While the nominees of what is one of the world’s most prestigious awards are traditionally kept secret, experts have included the 27-year-old in their lists of people believed to be at the top.

“It was a total surprise, a very nice surprise,” Ben Mhenni, who heard about the nomination on Twitter, told Al Jazeera in an interview on the eve of the announcement of the coveted prize.

Despite all the buzz, back in Tunis, as the four-day bloggers conference came to a close on Thursday, Ben Mhenni managed to slip in to join her fellow cyberscribes.

An attempt to participate in the meeting on Wednesday led to a media scrum, but she was able to attend the closing session, sitting crossed-legged on the floor at the back of the room.

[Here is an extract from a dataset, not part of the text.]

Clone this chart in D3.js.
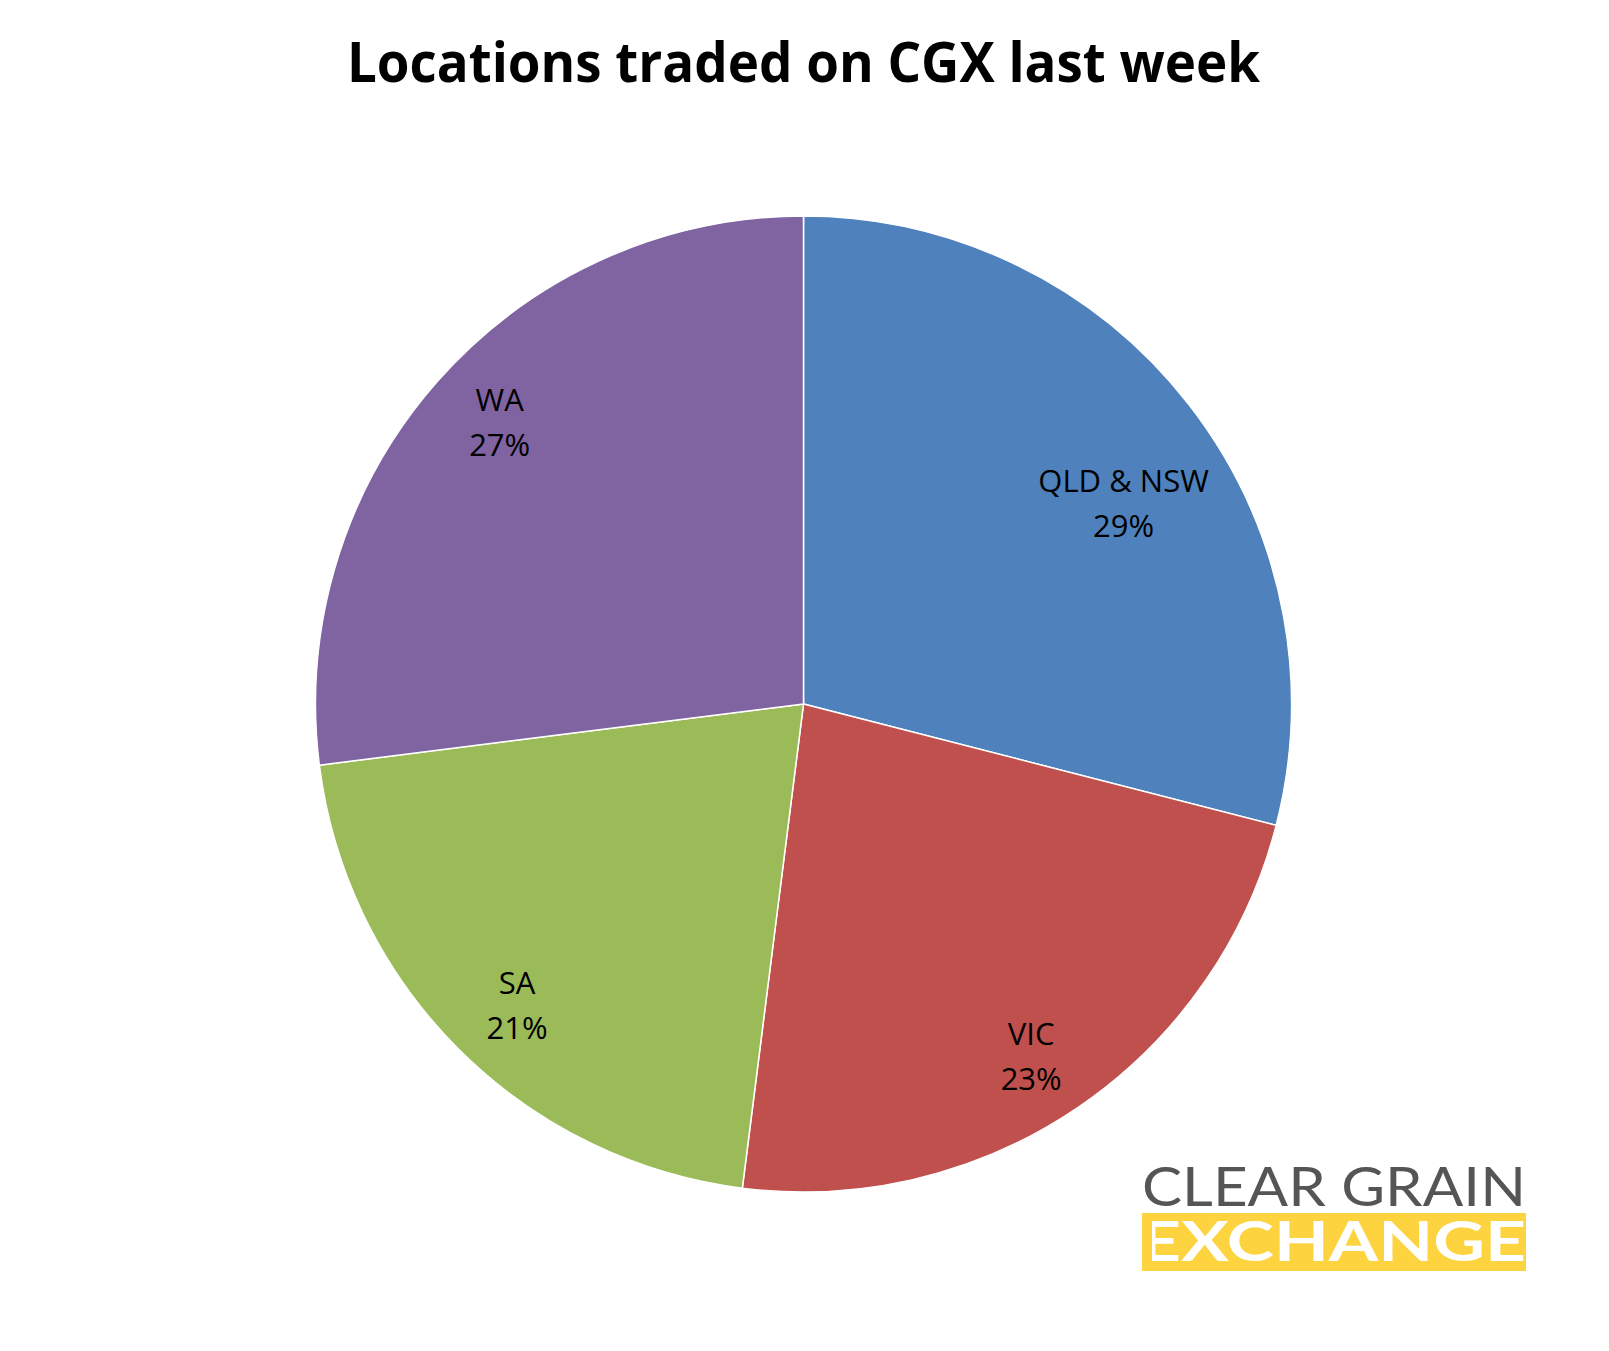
<!DOCTYPE html>
<html>
<head>
<meta charset="utf-8">
<script src="https://cdn.jsdelivr.net/npm/d3@7"></script>
<style>
  body { margin: 0; background: #fff; }
  svg { display: block; }
</style>
</head>
<body>
<div id="chart"></div>
<script>
var regions = ["QLD & NSW", "VIC", "SA", "WA"];
var shares = [29, 23, 21, 27];
var colours = ["#4F81BD", "#C0504D", "#9BBB59", "#8064A2"];
var chartTitle = "Locations traded on CGX last week";

var width = 1609, height = 1351;
var cx = 803.5, cy = 704, radius = 488;

var svg = d3.select("#chart").append("svg")
    .attr("width", width)
    .attr("height", height);

// Title
svg.append("text")
    .attr("x", cx)
    .attr("y", 82)
    .attr("text-anchor", "middle")
    .attr("font-family", "'Open Sans', 'Noto Sans', sans-serif")
    .attr("font-weight", "bold")
    .attr("font-size", 56)
    .attr("textLength", 913)
    .attr("lengthAdjust", "spacingAndGlyphs")
    .text(chartTitle);

var data = regions.map(function(r, i) {
  return {name: r, value: shares[i], colour: colours[i]};
});

var pie = d3.pie()
    .sort(null)
    .value(function(d) { return d.value; });

var arc = d3.arc()
    .innerRadius(0)
    .outerRadius(radius);

var g = svg.append("g")
    .attr("transform", "translate(" + cx + "," + cy + ")");

var arcs = pie(data);

g.selectAll("path.slice")
    .data(arcs)
  .enter().append("path")
    .attr("class", "slice")
    .attr("d", arc)
    .attr("fill", function(d) { return d.data.colour; })
    .attr("stroke", "#fff")
    .attr("stroke-width", 1.5);

// Labels: placed on the slice's mid angle (Excel-ish inside-end spot),
// then slid toward the horizontal axis until the box is inside the pie
var labelFont = "'Open Sans', 'Noto Sans', sans-serif";
var labelSize = 31, lineGap = 45;
var capH = labelSize * 0.714;
var halfSpan = (capH + lineGap) / 2;

var labels = g.selectAll("g.label")
    .data(arcs)
  .enter().append("g")
    .attr("class", "label");

labels.append("text")
    .attr("text-anchor", "middle")
    .attr("font-family", labelFont)
    .attr("font-size", labelSize)
    .attr("fill", "#000")
    .each(function(d) {
      var t = d3.select(this);
      t.append("tspan").attr("x", 0).attr("y", -halfSpan + capH).text(d.data.name);
      t.append("tspan").attr("x", 0).attr("y", halfSpan).text(d.data.value + "%");
    });

labels.each(function(d) {
  var bb = d3.select(this).select("text").node().getBBox();
  var mid = (d.startAngle + d.endAngle) / 2;
  var px = Math.sin(mid) * radius * 0.83,
      py = -Math.cos(mid) * radius * 0.873;
  var hw = bb.width / 2;
  function fits(x, y) {
    return [[x - hw, y - halfSpan], [x + hw, y - halfSpan], [x - hw, y + halfSpan], [x + hw, y + halfSpan]]
      .every(function(c) { return Math.hypot(c[0], c[1]) < radius - 20; });
  }
  var step = py < 0 ? 1 : -1;
  while (!fits(px, py) && Math.abs(py) > 1) py += step;
  d3.select(this).attr("transform", "translate(" + px + "," + py + ")");
});

// Logo
var logoX = 1142, logoW = 384;
var logo = svg.append("g");

logo.append("text")
    .attr("x", logoX)
    .attr("y", 1206)
    .attr("font-family", "Lato, 'Open Sans', sans-serif")
    .attr("font-size", 54)
    .attr("fill", "#555555")
    .attr("textLength", logoW)
    .attr("lengthAdjust", "spacingAndGlyphs")
    .text("CLEAR GRAIN");

logo.append("rect")
    .attr("x", logoX)
    .attr("y", 1213)
    .attr("width", logoW)
    .attr("height", 58)
    .attr("fill", "#FDD33F");

logo.append("text")
    .attr("x", logoX - 2)
    .attr("y", 1261)
    .attr("font-family", "Lato, 'Open Sans', sans-serif")
    .attr("font-weight", "bold")
    .attr("font-size", 56)
    .attr("fill", "#fff")
    .attr("textLength", logoW + 2)
    .attr("lengthAdjust", "spacingAndGlyphs")
    .text("EXCHANGE");

// the E's stem is hidden in the band
logo.append("rect")
    .attr("x", logoX)
    .attr("y", 1213)
    .attr("width", 10)
    .attr("height", 58)
    .attr("fill", "#FDD33F");
</script>
</body>
</html>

On top of the media attention, news of the young woman’s possible nomination has aroused an outcry, particularly on social media, from Tunisians attacking her for the attention she is receiving from the outside world.

“As a Tunisian citizen, I demand that you prove to me when and how you defended the dignity of poor Tunisians or any other noble human value,” Habiba Mabrouki commented on Ben Mhenni’s Facebook page.

Here amongst other bloggers, however, Ben Mhenni still feels at home, she said.

“Other bloggers are not the ones criticising me,” she said.

“There’s still solidarity between us, even if we have all taken different paths since.”

The pressure was so much in recent days that her father, Sadok, confiscated her computer and her car key, she laughed.

“This is Lina’s dad stating that she is not able to reply to requests, and asking everyone to excuse us,” he wrote on her Facebook page and Twitter account on Wednesday.

Flurry of initiations

She agrees that she is exhausted by the flurry of initiations to speak at conferences across the globe that have followed the Tunisian uprising (a recent blog entry was titled “Rest, rest, rest”).

On Friday, she is flying to France to promote her book at a literary fair. Tunisian Girl: A Blogger for an Arab Spring is a collection of entries from her trilingual blog– French, Arabic and English – “A Tunisian Girl”.

“Some people have emailed me to say that they really enjoyed my book, and some French teachers have contacted me to say they want to use it in their teaching,” she said.

Her writing was one of a handful of firsthand sources of the uprising coming from inside the country at a time when foreign journalists were banned from entering and the national media was a tool of the government.

In early January, she travelled to Sidi Bouzid, and was the only blogger in Regueb and Kasserine when the security forces massacred people there. Her accounts and photographs of the dead and injured ensured that other Tunisian activists and international media knew what was happening in the centre of the country during the most violent days of the uprising.

The blogger is one of the few Tunisian cyberactivists who blogged and tweeted under her real name while former President Zine El Abidine Ben Ali was still in power.